Give a verbatim copy of the lines below, minus the pictures.
■ ■ ■ ■ ■
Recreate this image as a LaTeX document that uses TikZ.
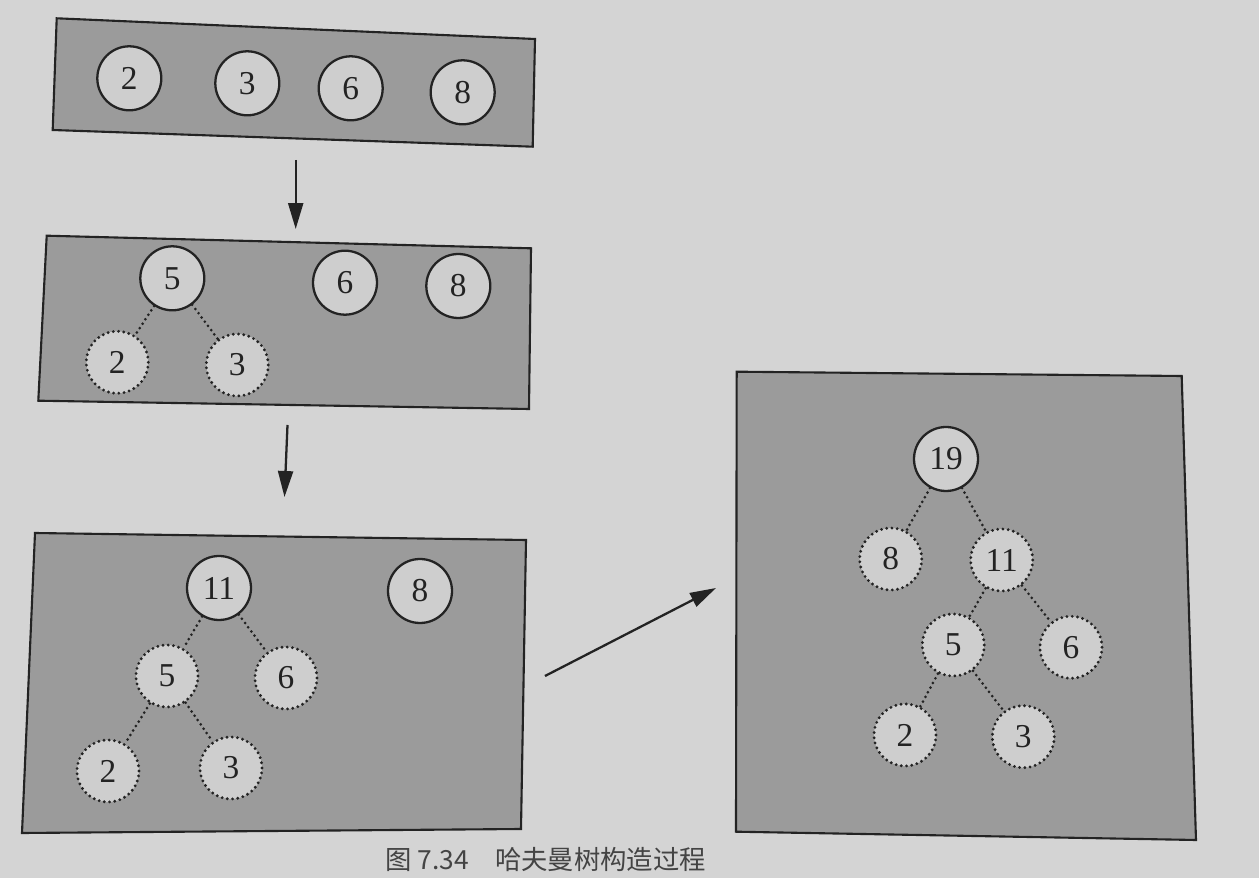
\documentclass[tikz,border=0pt]{standalone}
\usepackage{fontspec}
\setmainfont{Liberation Serif}
\newfontfamily\cjk{Noto Sans CJK SC}
\usetikzlibrary{arrows.meta}
\definecolor{pagebg}{RGB}{212,212,212}
\definecolor{boxfill}{RGB}{155,155,155}
\definecolor{circfill}{RGB}{206,206,206}
\definecolor{ink}{RGB}{35,35,35}
\tikzset{
  panel/.style={draw=ink, line width=1.2pt, fill=boxfill},
  solidnode/.style={circle, draw=ink, line width=1.3pt, fill=circfill, minimum size=1.28cm, inner sep=0pt, font=\fontsize{19}{21}\selectfont, text=ink},
  dotnode/.style={circle, draw=ink, line width=1.8pt, line cap=round, dash pattern=on 0pt off 3pt, fill=circfill, minimum size=1.24cm, inner sep=0pt, font=\fontsize{19}{21}\selectfont, text=ink},
  edge/.style={draw=ink, line width=1.7pt, line cap=round, dash pattern=on 0pt off 3pt},
  flow/.style={draw=ink, line width=1.3pt, -{Triangle[length=0.52cm,width=0.3cm]}}
}
\begin{document}
\begin{tikzpicture}[x=0.02cm,y=-0.02cm]
\fill[pagebg] (0,0) rectangle (1259,878);
\useasboundingbox (0,0) rectangle (1259,878);
% panels
\draw[panel] (56.7,18.3) -- (535,39) -- (532.7,146.7) -- (52.7,130) -- cycle;
\draw[panel] (46.7,235.7) -- (531,248.3) -- (529,409) -- (38.3,400.7) -- cycle;
\draw[panel] (35,533) -- (526,540) -- (521,829) -- (22,833) -- cycle;
\draw[panel] (736.7,371.7) -- (1181.7,376) -- (1196,840) -- (736,831.7) -- cycle;
% panel 1
\node[solidnode] (a2) at (129.3,78.3) {2};
\node[solidnode] (a3) at (247.3,83.3) {3};
\node[solidnode] (a6) at (350.7,88.3) {6};
\node[solidnode] (a8) at (462.7,92.3) {8};
% panel 2
\node[solidnode] (b5) at (172.3,278.3) {5};
\node[solidnode] (b6) at (345,282.7) {6};
\node[solidnode] (b8) at (458.3,286) {8};
\node[dotnode] (b2) at (117.3,362.3) {2};
\node[dotnode] (b3) at (237.3,365) {3};
\draw[edge] (b5) -- (b2);
\draw[edge] (b5) -- (b3);
% panel 3
\node[solidnode] (c11) at (219,588) {11};
\node[solidnode] (c8) at (420,591) {8};
\node[dotnode] (c5) at (167,676) {5};
\node[dotnode] (c6) at (286,678) {6};
\node[dotnode] (c2) at (108,771) {2};
\node[dotnode] (c3) at (231,768) {3};
\draw[edge] (c11) -- (c5);
\draw[edge] (c11) -- (c6);
\draw[edge] (c5) -- (c2);
\draw[edge] (c5) -- (c3);
% panel 4
\node[solidnode] (d19) at (946,459) {19};
\node[dotnode] (d8) at (890.7,559) {8};
\node[dotnode] (d11) at (1001.7,560) {11};
\node[dotnode] (d5) at (953.3,645) {5};
\node[dotnode] (d6) at (1071,647.3) {6};
\node[dotnode] (d2) at (905,735) {2};
\node[dotnode] (d3) at (1023.3,736.7) {3};
\draw[edge] (d19) -- (d8);
\draw[edge] (d19) -- (d11);
\draw[edge] (d11) -- (d5);
\draw[edge] (d11) -- (d6);
\draw[edge] (d5) -- (d2);
\draw[edge] (d5) -- (d3);
% arrows
\coordinate (s1) at (295.7,160);
\coordinate (e1) at (295.7,229);
\coordinate (s2) at (287.5,425);
\coordinate (e2) at (284.5,497);
\coordinate (s3) at (545,676);
\coordinate (e3) at (716,588);
\draw[flow] (s1) -- (e1);
\draw[flow] (s2) -- (e2);
\draw[flow] (s3) -- (e3);
% caption
\node[anchor=north west, inner sep=0pt, text=ink!85, font=\cjk\fontsize{15}{16}\selectfont] (cap) at (385,847) {图 7.34\quad 哈夫曼树构造过程};
\end{tikzpicture}
\end{document}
■ ■ ■ ■ ■
## Solution below
Recreate this image as a LaTeX document that uses TikZ.
\documentclass[tikz,border=0pt]{standalone}
\usepackage{fontspec}
\setmainfont{Liberation Serif}
\newfontfamily\cjk{Noto Sans CJK SC}
\usetikzlibrary{arrows.meta}
\definecolor{pagebg}{RGB}{212,212,212}
\definecolor{boxfill}{RGB}{155,155,155}
\definecolor{circfill}{RGB}{206,206,206}
\definecolor{ink}{RGB}{35,35,35}
\tikzset{
  panel/.style={draw=ink, line width=1.2pt, fill=boxfill},
  solidnode/.style={circle, draw=ink, line width=1.3pt, fill=circfill, minimum size=1.28cm, inner sep=0pt, font=\fontsize{19}{21}\selectfont, text=ink},
  dotnode/.style={circle, draw=ink, line width=1.8pt, line cap=round, dash pattern=on 0pt off 3pt, fill=circfill, minimum size=1.24cm, inner sep=0pt, font=\fontsize{19}{21}\selectfont, text=ink},
  edge/.style={draw=ink, line width=1.7pt, line cap=round, dash pattern=on 0pt off 3pt},
  flow/.style={draw=ink, line width=1.3pt, -{Triangle[length=0.52cm,width=0.3cm]}}
}
\begin{document}
\begin{tikzpicture}[x=0.02cm,y=-0.02cm]
\fill[pagebg] (0,0) rectangle (1259,878);
\useasboundingbox (0,0) rectangle (1259,878);
% panels
\draw[panel] (56.7,18.3) -- (535,39) -- (532.7,146.7) -- (52.7,130) -- cycle;
\draw[panel] (46.7,235.7) -- (531,248.3) -- (529,409) -- (38.3,400.7) -- cycle;
\draw[panel] (35,533) -- (526,540) -- (521,829) -- (22,833) -- cycle;
\draw[panel] (736.7,371.7) -- (1181.7,376) -- (1196,840) -- (736,831.7) -- cycle;
% panel 1
\node[solidnode] (a2) at (129.3,78.3) {2};
\node[solidnode] (a3) at (247.3,83.3) {3};
\node[solidnode] (a6) at (350.7,88.3) {6};
\node[solidnode] (a8) at (462.7,92.3) {8};
% panel 2
\node[solidnode] (b5) at (172.3,278.3) {5};
\node[solidnode] (b6) at (345,282.7) {6};
\node[solidnode] (b8) at (458.3,286) {8};
\node[dotnode] (b2) at (117.3,362.3) {2};
\node[dotnode] (b3) at (237.3,365) {3};
\draw[edge] (b5) -- (b2);
\draw[edge] (b5) -- (b3);
% panel 3
\node[solidnode] (c11) at (219,588) {11};
\node[solidnode] (c8) at (420,591) {8};
\node[dotnode] (c5) at (167,676) {5};
\node[dotnode] (c6) at (286,678) {6};
\node[dotnode] (c2) at (108,771) {2};
\node[dotnode] (c3) at (231,768) {3};
\draw[edge] (c11) -- (c5);
\draw[edge] (c11) -- (c6);
\draw[edge] (c5) -- (c2);
\draw[edge] (c5) -- (c3);
% panel 4
\node[solidnode] (d19) at (946,459) {19};
\node[dotnode] (d8) at (890.7,559) {8};
\node[dotnode] (d11) at (1001.7,560) {11};
\node[dotnode] (d5) at (953.3,645) {5};
\node[dotnode] (d6) at (1071,647.3) {6};
\node[dotnode] (d2) at (905,735) {2};
\node[dotnode] (d3) at (1023.3,736.7) {3};
\draw[edge] (d19) -- (d8);
\draw[edge] (d19) -- (d11);
\draw[edge] (d11) -- (d5);
\draw[edge] (d11) -- (d6);
\draw[edge] (d5) -- (d2);
\draw[edge] (d5) -- (d3);
% arrows
\coordinate (s1) at (295.7,160);
\coordinate (e1) at (295.7,229);
\coordinate (s2) at (287.5,425);
\coordinate (e2) at (284.5,497);
\coordinate (s3) at (545,676);
\coordinate (e3) at (716,588);
\draw[flow] (s1) -- (e1);
\draw[flow] (s2) -- (e2);
\draw[flow] (s3) -- (e3);
% caption
\node[anchor=north west, inner sep=0pt, text=ink!85, font=\cjk\fontsize{15}{16}\selectfont] (cap) at (385,847) {图 7.34\quad 哈夫曼树构造过程};
\end{tikzpicture}
\end{document}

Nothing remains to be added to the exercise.